Multicore is here to stay, and a product that may be using a single core today may go dual-core in the next release and quad core or more five years from now. Virtualization provides the flexibility to adapt to those changes without having to make large architectural changes in the software for these devices.
One of the reasons why many current embedded systems have multiple different processors is to keep critical code separate from non-critical code. For example, the control of large machinery runs on a separate processor from the software that provides the graphical user interface to the user.
These types of separations can often be found in embedded systems for security, safety, or legal reasons. An embedded hypervisor is a small layer of software underneath the virtual environments, so it is the ideal arbitrator, ensuring that the virtual environments do not impact each other. Often these arbitrators need to be certified, which is feasible due to the small size of the virtualization layer.
Separation is not a barrier to virtualization, but it is something that should be taken into account when designing a virtualized embedded system.

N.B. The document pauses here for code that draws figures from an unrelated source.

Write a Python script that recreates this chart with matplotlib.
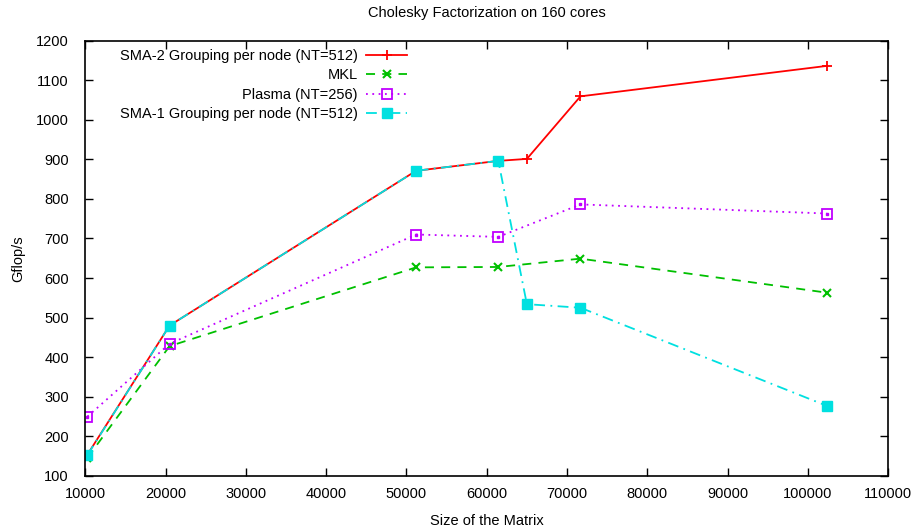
import matplotlib.pyplot as plt

plt.rcParams['font.family'] = ['Liberation Sans', 'DejaVu Sans']

# matrix sizes
x_sma2 = [10240, 20480, 51200, 61440, 65000, 71680, 102400]
y_sma2 = [154, 480, 871, 896, 901, 1059, 1136]

x_mkl = [10240, 20480, 51200, 61440, 71680, 102400]
y_mkl = [146, 428, 627, 628, 649, 563]

x_plasma = [10240, 20480, 51200, 61440, 71680, 102400]
y_plasma = [250, 434, 710, 704, 786, 763]

x_sma1 = [10240, 20480, 51200, 61440, 65000, 71680, 102400]
y_sma1 = [153, 480, 871, 896, 534, 525, 277]

fs = 10.5

fig = plt.figure(figsize=(9.19, 5.27), dpi=100)
ax = fig.add_axes([0.093, 0.0968, 0.8733, 0.8263])

ax.plot(x_sma2, y_sma2, color='#ff0000', lw=1.3, marker='+', ms=6.5, mew=1.3,
        label='SMA-2 Grouping per node (NT=512)')
ax.plot(x_mkl, y_mkl, color='#00c000', lw=1.3, ls=(0, (5, 4)), marker='x', ms=6, mew=1.5,
        label='MKL')
ax.plot(x_plasma, y_plasma, color='#c000ff', lw=1.3, ls=(0, (1, 2.5)), marker='s', ms=6.5,
        mfc='none', mew=1.3, label='Plasma (NT=256)')
ax.plot(x_plasma, y_plasma, color='#c000ff', lw=0, marker='s', ms=1.5)
ax.plot(x_sma1, y_sma1, color='#00e0e0', lw=1.3, ls=(0, (6, 3, 1, 3)), marker='s', ms=7.5,
        label='SMA-1 Grouping per node (NT=512)')

ax.set_xlim(10000, 110000)
ax.set_ylim(100, 1200)
ax.set_xticks(range(10000, 110001, 10000))
ax.set_yticks(range(100, 1201, 100))
ax.tick_params(direction='in', top=True, right=True, length=6, width=1, labelsize=fs)
ax.tick_params(axis='y', pad=12)
ax.tick_params(axis='x', pad=8)
for s in ax.spines.values():
    s.set_linewidth(1.2)

ax.set_title('Cholesky Factorization on 160 cores', fontsize=fs, pad=17)
ax.set_xlabel('Size of the Matrix', fontsize=fs, labelpad=9)
ax.set_ylabel('Gflop/s', fontsize=fs, labelpad=8)

ax.legend(loc='upper right', bbox_to_anchor=(0.41, 0.998), frameon=False, markerfirst=False,
          fontsize=fs, handlelength=2.8, labelspacing=0.38, borderpad=0, handletextpad=0.6)

fig.savefig('out.png', dpi=100)
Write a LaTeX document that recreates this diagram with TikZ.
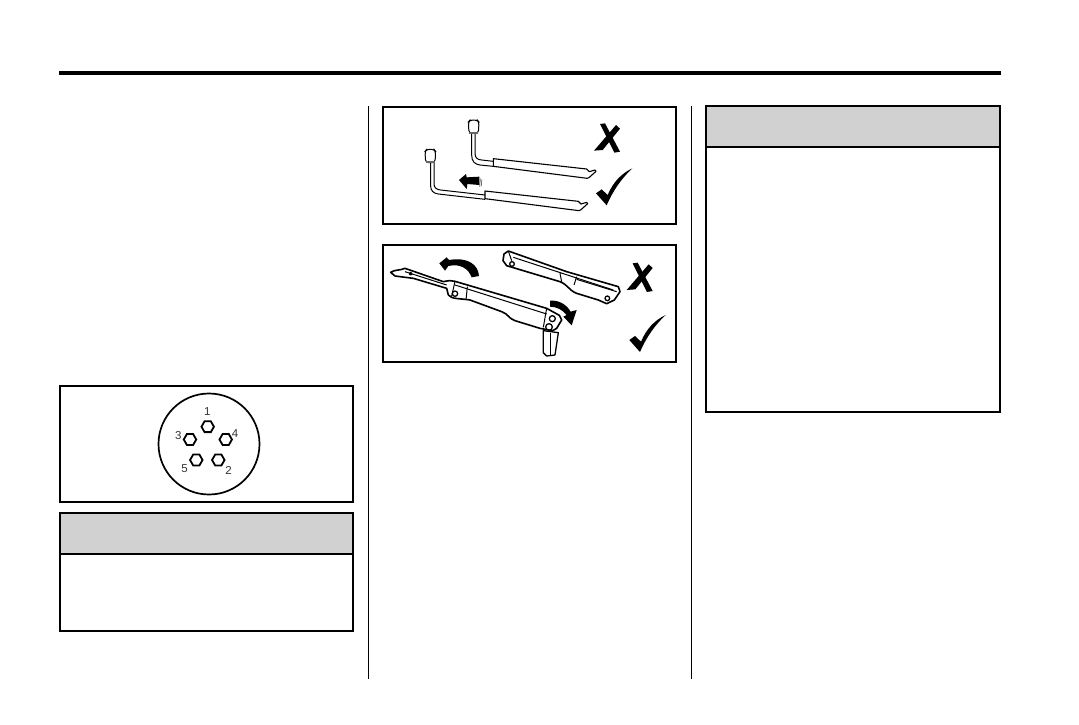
\documentclass[tikz,border=0pt]{standalone}
\usepackage{fontspec}
\setmainfont{Liberation Sans}
\usetikzlibrary{shapes.geometric}
\definecolor{headgray}{HTML}{D1D1D1}
\definecolor{labelgray}{HTML}{333333}
\tikzset{
  framebox/.style = {draw, line width=1.6pt, rectangle, anchor=north west, inner sep=0pt, outer sep=0pt},
  headbox/.style  = {framebox, fill=headgray},
  nutbox/.style   = {draw, line width=1.8pt, regular polygon, regular polygon sides=6, minimum size=12.5pt, inner sep=0pt},
  numlabel/.style = {text=labelgray, font=\fontsize{11.5}{13}\selectfont, inner sep=0pt},
  outline/.style  = {line width=1pt, line join=round},
  crossmark/.pic = {
    \fill (660,72) -- (675,70) -- (720,155) -- (703,158) -- cycle;
    \fill (708,75) -- (720,86) -- (668,150) -- (642,152) -- cycle;
  },
  checkmark/.pic = {
    \fill (648,280) -- (665,268) -- (683,285) .. controls (700,245) and (725,220) .. (757,205)
      .. controls (725,235) and (700,270) .. (680,316) -- cycle;
  },
  wrenchtube/.pic = {
    \draw [outline, line width=1.1pt] (340,176) -- (620,207) -- (628,215) -- (645,210) -- (648,214) -- (628,232) -- (622,235) -- (340,199) -- cycle;
  },
  wrenchcap/.pic = {
    \draw [outline, fill=white, rounded corners=3pt] (265,66) -- (270,60) -- (292,60) -- (297,66) -- (295,100) -- (267,100) -- cycle;
    \fill [black!60] (267,95) rectangle (295,101);
  },
}

\begin{document}
\begin{tikzpicture}[x=1pt, y=-1pt]
    \useasboundingbox (0,0) rectangle (1079,724);
    \coordinate (ruleleft) at (59,73);
    \coordinate (ruleright) at (1001,73);
    \draw [line width=3.8pt] (ruleleft) -- (ruleright);
    \draw [line width=0.9pt] (368,106) -- (368,679);
    \draw [line width=0.9pt] (691,106) -- (691,679);

    % left column
    \node [framebox, minimum width=293pt, minimum height=116pt] (hubframe) at (60,386) {};
    \node [headbox, minimum width=293pt, minimum height=41pt] (cautionhead) at (60,513) {};
    \node [framebox, minimum width=293pt, minimum height=118pt] (cautionframe) at (60,513) {};

    % wheel nuts
    \node [draw, circle, line width=1.7pt, minimum size=101pt, inner sep=0pt] (hub) at (209,444) {};
    \node [nutbox] (nuta) at (207.7,426.7) {};
    \node [nutbox] (nutc) at (190,439.5) {};
    \node [nutbox] (nutd) at (225.7,439.5) {};
    \node [nutbox] (nute) at (196.3,460) {};
    \node [nutbox] (nutb) at (218.3,460) {};
    \node [numlabel] (labela) at (207.3,412) {1};
    \node [numlabel] (labelc) at (178.3,435.5) {3};
    \node [numlabel] (labeld) at (235,433.5) {4};
    \node [numlabel] (labele) at (184.5,469) {5};
    \node [numlabel] (labelb) at (228.5,470) {2};

    % middle column
    \node [framebox, minimum width=293pt, minimum height=117pt] (wrenchframe) at (383,107) {};
    \node [framebox, minimum width=293pt, minimum height=117pt] (leverframe) at (383,245) {};

    % right column
    \node [headbox, minimum width=294pt, minimum height=41pt] (warnhead) at (706,106) {};
    \node [framebox, minimum width=294pt, minimum height=306pt] (warnframe) at (706,106) {};

    % wrench, wrong and right way round
    \begin{scope}[shift={(380,100)}, scale=1/3, transform shape]
        \draw [outline] (275,98) -- (275,165) .. controls (275,185) and (285,193) .. (300,195) -- (340,199);
        \draw [outline] (285,98) -- (285,160) .. controls (285,173) and (292,179) .. (305,180) -- (340,184);
        \pic at (0,0) {wrenchcap};
        \pic at (0,0) {wrenchtube};
        \draw [outline] (152,188) -- (152,258) .. controls (152,272) and (160,280) .. (175,282) -- (315,298);
        \draw [outline] (162,188) -- (162,252) .. controls (162,263) and (170,269) .. (182,270) -- (315,285);
        \pic at (-130,88) {wrenchcap};
        \pic at (-25,97) {wrenchtube};
        \fill (237,240) -- (258,222) -- (260,232) -- (298,230) -- (298,255) -- (262,252) -- (260,267) -- cycle;
        \draw [line width=0.4pt] (301,236) -- (299,260) (306,238) -- (303,260);
        \pic at (0,0) {crossmark};
        \pic at (0,0) {checkmark};
    \end{scope}

    % lever, folded and opened
    \begin{scope}[shift={(380,240)}, scale=1/3, transform shape]
        \draw [outline, line width=1.3pt, fill=white] (490,272) -- (490,338) -- (500,348) -- (525,345) -- (535,278) -- cycle;
        \draw [outline] (512,280) -- (512,345);
        \draw [outline, line width=1.6pt, fill=white] (32,97) .. controls (45,88) and (60,92) .. (75,85) -- (190,125)
          .. controls (205,122) and (215,120) .. (225,124) -- (500,205) -- (538,226) -- (545,240) -- (530,265) -- (518,272)
          -- (480,265) -- (405,242) .. controls (385,235) and (385,222) .. (365,215) -- (270,180)
          .. controls (240,175) and (215,178) .. (205,165) -- (200,145) -- (100,115) -- (45,108) -- cycle;
        \draw [outline] (75,95) -- (200,135) (225,124) -- (215,168) (262,140) -- (258,180);
        \draw [outline] (225,135) -- (500,222) (500,205) -- (490,262);
        \draw [outline, line width=1.3pt] (225,161) circle (8) (92,101) circle (4) (507,261) circle (10) (517,236) circle (9);
        \draw [outline, line width=1.6pt, fill=white] (372,42) -- (385,33) -- (560,95) -- (715,140) -- (720,155) -- (703,180)
          -- (680,191) -- (655,180) -- (590,160) .. controls (565,150) and (565,135) .. (540,125) -- (380,77) -- (369,62) -- cycle;
        \draw [outline] (385,33) -- (395,62) (400,52) -- (700,150) (540,100) -- (545,125) (590,110) -- (582,135);
        \draw [outline] (590,118) -- (710,155);
        \draw [outline, line width=1.3pt] (396,72) circle (7) (682,175) circle (7);
        \fill (297,108) .. controls (295,75) and (265,50) .. (207,60) -- (200,52) -- (178,70) -- (195,92) -- (205,78)
          .. controls (240,70) and (265,85) .. (275,112) -- cycle;
        \fill (510,182) .. controls (540,180) and (560,195) .. (572,215) -- (590,210) -- (575,256) -- (550,230) -- (560,225)
          .. controls (548,210) and (530,200) .. (510,200) -- cycle;
        \pic at (98,-2) {crossmark};
        \pic at (100,20) {checkmark};
    \end{scope}
\end{tikzpicture}
\end{document}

Hypervisors drive innovation
A slight twist on the consolidation driver is the situation where an existing device has a certain amount of functionality, for example, a medical device, a multifunctional printer, a set-top-box. These devices often run a real-time operating system to satisfy responsiveness requirements.
The emergence of Linux has opened up possibilities to add new and groundbreaking functionality to these devices, but the cost of adding a second processor to the device is often prohibitive. Virtualization removes that barrier and enables the designer to add Linux to the existing processor (provided enough processing cycles are available) and provide innovative new functionality to the device.
Hypervisor technology has been around longer than the now ubiquitous personal computer. Virtualization in the IT market has taken off in the past years and is now scaling the walls to the embedded market. But embedded systems are more sensitive to available resources than IT systems; hence the hypervisors themselves are smaller and focused on real-time behaviour.
Using hypervisors to innovate existing designs provides the embedded designer with new ways to add features and security, both through open source and their own in-house developments. Certification artefacts help developers through the standards approval process more effectively, and hypervisors assist with separating the safety critical elements of the design from less critical areas.
But embedded designers are much more sensitive to the available resources than enterprise system developers. The new generation of hypervisors for industrial, transportation, and medical designs must have a tight focus on the memory space and processor cycles.
This allows the designer the maximum flexibility in the code development, providing new features to improve both the safety and functionality of the next-generation systems. Embedded systems are getting faster, multicores are being used more and more, and designers are looking for the next level of flexibility and scalability when building embedded systems.
Mark Hermeling is senior product manager for multicore and virtualization at Wind River.